Tuesday, June 01, 2004
Does IT Matter?
(Note: This is a reprint from our June 2004 newsletter - the information here is just as relevant as when it was written)
In May 2003, Nicholas Carr published an article in Harvard Business Review titled “IT Doesn’t Matter”, and more recently a book, “Does IT Matter? Information Technology and the Corrosion of Competitive Advantage”.
The main thrust of the article is described on the author’s site:
I examine the evolution of information technology in business and show that it follows a pattern strikingly similar to that of earlier technologies like railroads and electric power. For a brief period, as they are being built into the infrastructure of commerce, these "infrastructural technologies," as I call them, open opportunities for forward-looking companies to gain strong competitive advantages. But as their availability increases and their cost decreases - as they become ubiquitous - they become commodity inputs. From a strategic standpoint, they become invisible; they no longer matter.

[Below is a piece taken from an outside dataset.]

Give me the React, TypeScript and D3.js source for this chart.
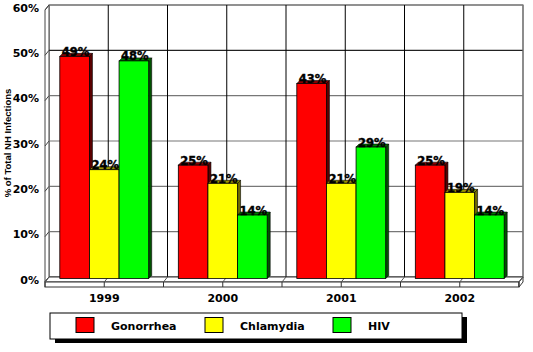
import React from 'react';
import * as d3 from 'd3';

const years = ['1999', '2000', '2001', '2002'];
const seriesNames = ['Gonorrhea', 'Chlamydia', 'HIV'];
const gonorrhea = [49, 25, 43, 25];
const chlamydia = [24, 21, 21, 19];
const hiv = [48, 14, 29, 14];
const yTicks = [0, 10, 20, 30, 40, 50, 60];

const fills = ['#ff0000', '#ffff00', '#00ff00'];
const sides = ['#5a0000', '#6e6a00', '#005200'];
const tops = ['#8a0000', '#9a9400', '#007800'];

const W = 533;
const H = 352;
// depth of the wall/floor and of the bars
const DX = 4, DY = -5;
const BDX = 3, BDY = -3;

const App = () => {
  const values = [gonorrhea, chlamydia, hiv];

  const x = d3.scaleBand<string>().domain(years).range([45, 519]).paddingInner(0).paddingOuter(0);
  const sub = d3.scaleBand<string>().domain(seriesNames).range([0, x.bandwidth()]).paddingInner(0).paddingOuter(0.5);
  const yWall = d3.scaleLinear().domain([0, 60]).range([277, 5]);
  const yBar = d3.scaleLinear().domain([0, 60]).range([278.5, 6.5]);

  const bw = x.bandwidth();
  const halfSteps = d3.range(0, years.length * 2 + 1).map(i => 45 + (i * bw) / 2);

  const font = '"DejaVu Sans", Verdana, sans-serif';

  return (
    <svg width={W} height={H} style={{ position: 'absolute', left: 0, top: 0, background: '#fff' }}>
      {/* back wall */}
      <rect x={49} y={5} width={474} height={272} fill="#fff" stroke="#777" strokeWidth={1.2} />
      {/* left side wall */}
      <polygon points={`45,${yWall(60) - DY} 49,${yWall(60)} 49,${yWall(0)} 45,${yWall(0) - DY}`} fill="#fff" stroke="#444" strokeWidth={1} />

      {yTicks.map(t => (
        <g key={t}>
          <line x1={49} x2={523} y1={yWall(t)} y2={yWall(t)} stroke={t === 50 ? '#222' : '#777'} strokeWidth={1.2} />
          <line x1={45} x2={49} y1={yWall(t) - DY} y2={yWall(t)} stroke="#444" />
          <text x={39} y={yWall(t) - DY / 2 + 4} textAnchor="end" fontFamily={font} fontWeight="bold" fontSize={11}>
            {t}%
          </text>
        </g>
      ))}

      {halfSteps.slice(1, -1).map((hx, i) => (
        <line key={i} x1={hx + DX} x2={hx + DX} y1={yWall(60)} y2={yWall(0)} stroke="#000" strokeWidth={1} />
      ))}
      <line x1={523} x2={523} y1={yWall(60)} y2={yWall(0)} stroke="#777" strokeWidth={1.2} />

      {/* floor */}
      <polygon points={`45,282 49,277 523,277 519,282`} fill="#fff" stroke="#333" strokeWidth={1} />
      <rect x={45} y={282} width={474} height={5} fill="#fff" stroke="#333" strokeWidth={1} />
      <polygon points={`519,282 523,277 523,282 519,287`} fill="#fff" stroke="#333" strokeWidth={1} />
      {halfSteps.map((hx, i) => (
        <g key={i}>
          <line x1={hx} x2={hx + DX} y1={282} y2={277} stroke="#555" />
          <line x1={hx} x2={hx} y1={282} y2={287} stroke="#333" />
        </g>
      ))}

      {/* bars */}
      {years.map((yr, yi) => (
        <g key={yr}>
          {seriesNames.map((s, si) => {
            const v = values[si][yi];
            const bx = (x(yr) ?? 0) + (sub(s) ?? 0);
            const w = sub.bandwidth();
            const top = yBar(v);
            const base = yBar(0);
            return (
              <g key={s}>
                <polygon
                  points={`${bx + w},${top} ${bx + w + BDX},${top + BDY} ${bx + w + BDX},${base + BDY} ${bx + w},${base}`}
                  fill={sides[si]} stroke="#000" strokeWidth={0.6}
                />
                <polygon
                  points={`${bx},${top} ${bx + BDX},${top + BDY} ${bx + w + BDX},${top + BDY} ${bx + w},${top}`}
                  fill={tops[si]} stroke="#000" strokeWidth={0.6}
                />
                <rect x={bx} y={top} width={w} height={base - top} fill={fills[si]} stroke="#000" strokeWidth={0.8} />
              </g>
            );
          })}
        </g>
      ))}

      {/* value labels */}
      {years.map((yr, yi) =>
        seriesNames.map((s, si) => {
          const v = values[si][yi];
          const cx = (x(yr) ?? 0) + (sub(s) ?? 0) + sub.bandwidth() / 2 + 1;
          return (
            <text key={yr + s} x={cx} y={yBar(v) - 0.5} textAnchor="middle" fontFamily={font} fontWeight="bold"
              fontSize={11.5} stroke="#000" strokeWidth={0.4} fill="#000">
              {v}%
            </text>
          );
        })
      )}

      {/* category labels */}
      {years.map(yr => (
        <text key={yr} x={(x(yr) ?? 0) + bw / 2} y={302} textAnchor="middle" fontFamily={font} fontWeight="bold" fontSize={11}>
          {yr}
        </text>
      ))}

      {/* y title */}
      <text transform="translate(11,143) rotate(-90)" textAnchor="middle" fontFamily='"Liberation Sans", Arial, sans-serif'
        fontWeight="bold" fontSize={9.5}>
        % of Total NH Infections
      </text>

      {/* legend */}
      <rect x={55} y={317} width={412} height={26} fill="#000" />
      <rect x={50} y={313} width={412} height={26} fill="#fff" stroke="#000" strokeWidth={1} />
      {seriesNames.map((s, si) => {
        const lx = [76, 205, 333][si];
        return (
          <g key={s}>
            <rect x={lx} y={317.5} width={18} height={15} fill={fills[si]} stroke="#000" strokeWidth={1} />
            <text x={lx + 35} y={329.5} fontFamily={font} fontWeight="bold" fontSize={11}>
              {s}
            </text>
          </g>
        );
      })}
    </svg>
  );
};

export default App;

However, I would paraphrase the article as: Don’t spend money on IT advantages that will be quickly and cheaply copied by your competitors before you can recover the development costs.
The problem is while it raises some valid issues regarding over capitalization in and cost recovery in IT, other assertions in the paper made people in the industry object to the entire article (and of course, the title doesn’t help).
For example, there is discussion of the practice of renewing all desktop computers in an organisation every 2-3 years when people are using them for the same business functions, with the implication that word processing only uses 5% of a new computer’s processing power. There is some merit in this argument, but it completely ignores the fact that machines degrade over time and that as PC’s have continued to drop in price, maintenance can become more expensive than replacement. It doesn’t mean that replacement is always warranted or desirable, but the decision should not be over simplified.
Paradoxically, considering the article’s title, the author accepts the necessity of IT in the business world; he simply asserts that you cannot maintain a competitive advantage today by implementing cutting edge technology. This is true, but it’s just another way of saying you can’t solve a problem by throwing money at it. In fact, on his web site, the author quotes Cisco Systems CIO, Brad Boston as admitting, "Wal-Mart, Amazon, eBay, and other great companies didn't succeed because their information technology was better than others. Their vision was." However, copying eBay’s technology is unlikely to significantly erode their market share because the brand is too strong. The vision alone could not have raised these companies to their position either, and the most important part of their technology is that they got it right. If Amazon weren’t delivering product in a timely fashion, it wouldn’t matter that it was cheaper than Dymocks.
The picture for small business is a little different. While they are not likely to create new technology, implementation of IT is not homogeneous. Often in fields like brokerage, the edge comes from using IT to make a large business from many small businesses. The paradox being that it’s a race to avoid being left behind once these kind of services have a significant client base.
Whether or not IT can be reduced to a commodity it certainly needs to be considered with the cost/benefit relationship in mind. Indeed, as technology like RAID has entered the consumer market, it becomes hard to justify the risk of the downtime and data loss caused by a single drive failure in a server. On the other hand, while the technology is cheap enough to consider use in workstations, it would be nonsense to implement if they were not due for replacement as the risk of data loss on a well configured workstation (where data is normally saved to the server) should be negligible.
IT does matter – just like having reliable motor vehicles and planes matters for a courier, and having reliable power matters for a factory. Whether or not IT can deliver great competitive advantage anymore is another matter. One thing is for sure; uncontrolled investment in IT can still hurt businesses.